■ STATED TASK: Exactly retype the lines from the top of the data through the line containing "ax.xaxis.set_label_coords(0.506, -0.119)", leaving out every picture.

-- START MATERIAL --

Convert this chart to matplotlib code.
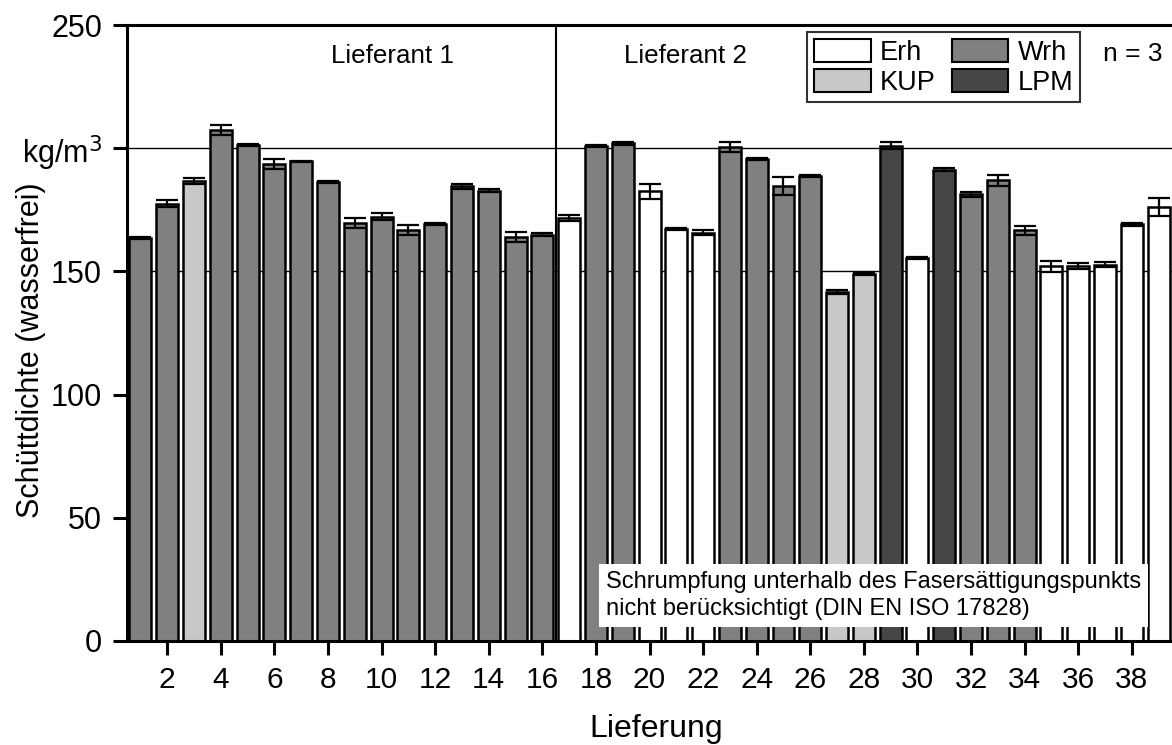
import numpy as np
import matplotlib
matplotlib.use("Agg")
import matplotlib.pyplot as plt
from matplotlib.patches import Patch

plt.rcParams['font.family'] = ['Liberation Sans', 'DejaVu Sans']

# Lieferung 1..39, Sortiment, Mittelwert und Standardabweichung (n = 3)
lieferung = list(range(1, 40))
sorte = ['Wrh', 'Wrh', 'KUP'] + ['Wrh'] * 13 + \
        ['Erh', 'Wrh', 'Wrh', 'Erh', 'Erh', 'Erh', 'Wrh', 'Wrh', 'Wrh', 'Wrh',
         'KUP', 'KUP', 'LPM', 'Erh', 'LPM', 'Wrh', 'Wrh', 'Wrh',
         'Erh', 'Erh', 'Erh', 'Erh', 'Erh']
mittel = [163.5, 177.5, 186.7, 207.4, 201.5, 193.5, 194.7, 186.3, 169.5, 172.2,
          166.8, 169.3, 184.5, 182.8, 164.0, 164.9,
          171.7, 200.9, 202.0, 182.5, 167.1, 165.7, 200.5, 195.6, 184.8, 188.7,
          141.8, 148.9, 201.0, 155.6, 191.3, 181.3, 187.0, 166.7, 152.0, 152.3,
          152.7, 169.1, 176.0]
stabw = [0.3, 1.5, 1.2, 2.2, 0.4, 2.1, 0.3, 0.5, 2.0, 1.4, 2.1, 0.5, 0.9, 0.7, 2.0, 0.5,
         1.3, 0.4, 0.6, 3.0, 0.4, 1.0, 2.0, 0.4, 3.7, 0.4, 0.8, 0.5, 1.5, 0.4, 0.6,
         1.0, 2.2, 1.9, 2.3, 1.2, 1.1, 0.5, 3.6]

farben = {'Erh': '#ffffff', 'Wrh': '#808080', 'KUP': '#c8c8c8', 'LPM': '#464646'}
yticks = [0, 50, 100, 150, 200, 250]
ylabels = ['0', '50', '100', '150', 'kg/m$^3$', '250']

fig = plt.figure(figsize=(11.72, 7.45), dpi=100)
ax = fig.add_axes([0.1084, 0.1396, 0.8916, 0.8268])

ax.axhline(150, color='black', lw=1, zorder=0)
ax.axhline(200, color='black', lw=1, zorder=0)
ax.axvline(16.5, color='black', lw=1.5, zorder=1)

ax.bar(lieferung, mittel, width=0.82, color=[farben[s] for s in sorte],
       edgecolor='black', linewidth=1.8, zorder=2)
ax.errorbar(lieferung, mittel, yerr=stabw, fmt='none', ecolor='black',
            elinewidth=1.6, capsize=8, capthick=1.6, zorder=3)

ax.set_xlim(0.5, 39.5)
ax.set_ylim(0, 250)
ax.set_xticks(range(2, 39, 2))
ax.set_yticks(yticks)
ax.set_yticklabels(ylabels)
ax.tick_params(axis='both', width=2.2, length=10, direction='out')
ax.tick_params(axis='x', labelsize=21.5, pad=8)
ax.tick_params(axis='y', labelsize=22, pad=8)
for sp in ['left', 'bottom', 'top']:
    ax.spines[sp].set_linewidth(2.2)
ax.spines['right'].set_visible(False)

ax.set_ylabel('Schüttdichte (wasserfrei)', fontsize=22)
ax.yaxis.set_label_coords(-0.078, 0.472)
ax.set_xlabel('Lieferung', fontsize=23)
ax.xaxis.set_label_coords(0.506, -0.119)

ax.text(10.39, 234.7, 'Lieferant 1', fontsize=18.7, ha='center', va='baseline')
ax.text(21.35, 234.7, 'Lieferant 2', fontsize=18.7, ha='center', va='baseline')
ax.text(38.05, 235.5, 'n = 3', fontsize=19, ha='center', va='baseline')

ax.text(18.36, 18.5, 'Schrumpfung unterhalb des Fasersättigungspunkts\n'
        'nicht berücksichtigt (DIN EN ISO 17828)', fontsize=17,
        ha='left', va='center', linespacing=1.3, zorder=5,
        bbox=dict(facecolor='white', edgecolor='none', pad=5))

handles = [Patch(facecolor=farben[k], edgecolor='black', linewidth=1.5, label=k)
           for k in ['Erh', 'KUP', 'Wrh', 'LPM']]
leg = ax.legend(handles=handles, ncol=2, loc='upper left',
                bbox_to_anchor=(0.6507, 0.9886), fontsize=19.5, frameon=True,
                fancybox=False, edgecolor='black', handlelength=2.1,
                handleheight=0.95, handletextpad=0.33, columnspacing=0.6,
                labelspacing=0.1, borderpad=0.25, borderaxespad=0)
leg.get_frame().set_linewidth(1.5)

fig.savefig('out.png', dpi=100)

-- END MATERIAL --

■ WORKED ANSWER:
Convert this chart to matplotlib code.
import numpy as np
import matplotlib
matplotlib.use("Agg")
import matplotlib.pyplot as plt
from matplotlib.patches import Patch

plt.rcParams['font.family'] = ['Liberation Sans', 'DejaVu Sans']

# Lieferung 1..39, Sortiment, Mittelwert und Standardabweichung (n = 3)
lieferung = list(range(1, 40))
sorte = ['Wrh', 'Wrh', 'KUP'] + ['Wrh'] * 13 + \
        ['Erh', 'Wrh', 'Wrh', 'Erh', 'Erh', 'Erh', 'Wrh', 'Wrh', 'Wrh', 'Wrh',
         'KUP', 'KUP', 'LPM', 'Erh', 'LPM', 'Wrh', 'Wrh', 'Wrh',
         'Erh', 'Erh', 'Erh', 'Erh', 'Erh']
mittel = [163.5, 177.5, 186.7, 207.4, 201.5, 193.5, 194.7, 186.3, 169.5, 172.2,
          166.8, 169.3, 184.5, 182.8, 164.0, 164.9,
          171.7, 200.9, 202.0, 182.5, 167.1, 165.7, 200.5, 195.6, 184.8, 188.7,
          141.8, 148.9, 201.0, 155.6, 191.3, 181.3, 187.0, 166.7, 152.0, 152.3,
          152.7, 169.1, 176.0]
stabw = [0.3, 1.5, 1.2, 2.2, 0.4, 2.1, 0.3, 0.5, 2.0, 1.4, 2.1, 0.5, 0.9, 0.7, 2.0, 0.5,
         1.3, 0.4, 0.6, 3.0, 0.4, 1.0, 2.0, 0.4, 3.7, 0.4, 0.8, 0.5, 1.5, 0.4, 0.6,
         1.0, 2.2, 1.9, 2.3, 1.2, 1.1, 0.5, 3.6]

farben = {'Erh': '#ffffff', 'Wrh': '#808080', 'KUP': '#c8c8c8', 'LPM': '#464646'}
yticks = [0, 50, 100, 150, 200, 250]
ylabels = ['0', '50', '100', '150', 'kg/m$^3$', '250']

fig = plt.figure(figsize=(11.72, 7.45), dpi=100)
ax = fig.add_axes([0.1084, 0.1396, 0.8916, 0.8268])

ax.axhline(150, color='black', lw=1, zorder=0)
ax.axhline(200, color='black', lw=1, zorder=0)
ax.axvline(16.5, color='black', lw=1.5, zorder=1)

ax.bar(lieferung, mittel, width=0.82, color=[farben[s] for s in sorte],
       edgecolor='black', linewidth=1.8, zorder=2)
ax.errorbar(lieferung, mittel, yerr=stabw, fmt='none', ecolor='black',
            elinewidth=1.6, capsize=8, capthick=1.6, zorder=3)

ax.set_xlim(0.5, 39.5)
ax.set_ylim(0, 250)
ax.set_xticks(range(2, 39, 2))
ax.set_yticks(yticks)
ax.set_yticklabels(ylabels)
ax.tick_params(axis='both', width=2.2, length=10, direction='out')
ax.tick_params(axis='x', labelsize=21.5, pad=8)
ax.tick_params(axis='y', labelsize=22, pad=8)
for sp in ['left', 'bottom', 'top']:
    ax.spines[sp].set_linewidth(2.2)
ax.spines['right'].set_visible(False)

ax.set_ylabel('Schüttdichte (wasserfrei)', fontsize=22)
ax.yaxis.set_label_coords(-0.078, 0.472)
ax.set_xlabel('Lieferung', fontsize=23)
ax.xaxis.set_label_coords(0.506, -0.119)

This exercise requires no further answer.